Video-to-Video Synthesis: An Overview
The paper "Video-to-Video Synthesis" authored by Ting-Chun Wang et al. addresses the significant yet less explored problem of video-to-video synthesis. This research aims to learn a mapping function from an input source video, such as a sequence of semantic segmentation masks, to an output photorealistic video. This task is inspired by the popular image-to-image translation problem but requires modeling temporal dynamics to ensure the generated videos are temporally coherent.
Problem Statement and Methodology
The main challenge in video-to-video synthesis lies in maintaining temporal coherence while achieving high visual fidelity in the generated frames. The authors propose a framework based on generative adversarial networks (GANs) to tackle this problem. The framework includes carefully designed generators and discriminators, and employs a spatio-temporal adversarial objective. Specifically, the model aims to match the conditional distribution of generated videos to that of real videos.

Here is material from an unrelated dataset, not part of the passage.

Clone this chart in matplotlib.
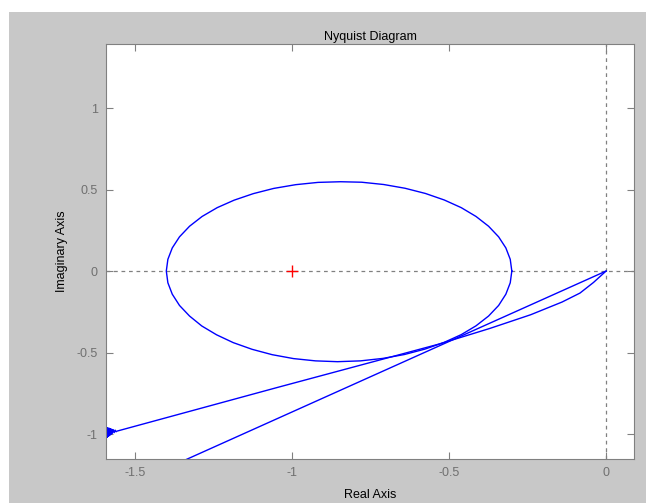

The generator is designed to be sequential, making a Markov assumption and generating each frame conditioned on the past few frames and the current input frame. This approach is complemented by an elaborate spatio-temporal GAN framework that includes:
- Sequential Generator with Flow-Based Synthesis: The generator leverages optical flow to predict and warp previous frames to generate the next frame, complemented by a hallucination network to handle occluded regions.
- Multi-Scale Discriminators: Two types of discriminators are employed— a conditional image discriminator ensuring frame-wise photorealism and a conditional video discriminator ensuring temporal consistency across frames.
- Foreground-Background Prior: For videos with semantic segmentation masks, the generator uses separate networks for foreground and background synthesis, improving the quality and realism of the generated videos.
Experimental Results
The proposed method was evaluated on several datasets, including Cityscapes, Apolloscape, FaceForensics, and a curated dance video dataset. The results demonstrated that the proposed approach significantly advances the state-of-the-art in terms of both visual quality and temporal coherence.
Cityscapes Benchmark
On the Cityscapes dataset, the proposed method outperformed baseline methods such as frame-by-frame synthesis with pix2pixHD and a variant using optical flow-based video style transfer. The evaluation metrics included Frechet Inception Distance (FID) using pre-trained video recognition models (I3D and ResNeXt) and human preference scores from Amazon Mechanical Turk (AMT) evaluations.
- FID Scores: The proposed method achieved an FID of 4.66, significantly better than the baselines (5.57 and 5.55).
- Human Preference Scores: The method achieved a preference score of 0.87 for short sequences and 0.83 for long sequences, outperforming alternative methods substantially.
Apolloscape Benchmark
Similarly, on the Apolloscape dataset, the proposed method demonstrated lower FID scores and higher human preference scores compared to the baselines, confirming its efficacy across different datasets and scenarios.
Multimodal and Semantic Manipulation
The method also supports multimodal synthesis and semantic manipulation, enabling the generation of diverse video outputs from the same input and facilitating high-level control over video generation. Examples include changing road surfaces and synthesizing videos with different appearances based on sampled feature vectors from a learned distribution.
Extensions and Future Directions
An interesting extension of this work is the application to future video prediction. The authors proposed a two-stage approach: predicting future semantic segmentation masks followed by video synthesis using the proposed method. Quantitative and qualitative evaluations showed that the method outperformed state-of-the-art future video prediction techniques like PredNet and MCNet.
Implications and Future Work
The implications of this research are significant for fields such as computer vision, robotics, and graphics. Practical applications include model-based reinforcement learning, video editing, and virtual reality. Future directions may focus on improving the robustness to 3D cues like depth maps, ensuring consistent object appearances across frames, and handling intricate label manipulations without artifacts.
In conclusion, the proposed video-to-video synthesis framework marks a substantial progression in generating high-resolution, photorealistic, and temporally coherent videos from semantic inputs. The careful integration of GANs, optical flow, and spatio-temporal objectives sets a strong foundation for further advancements in this domain.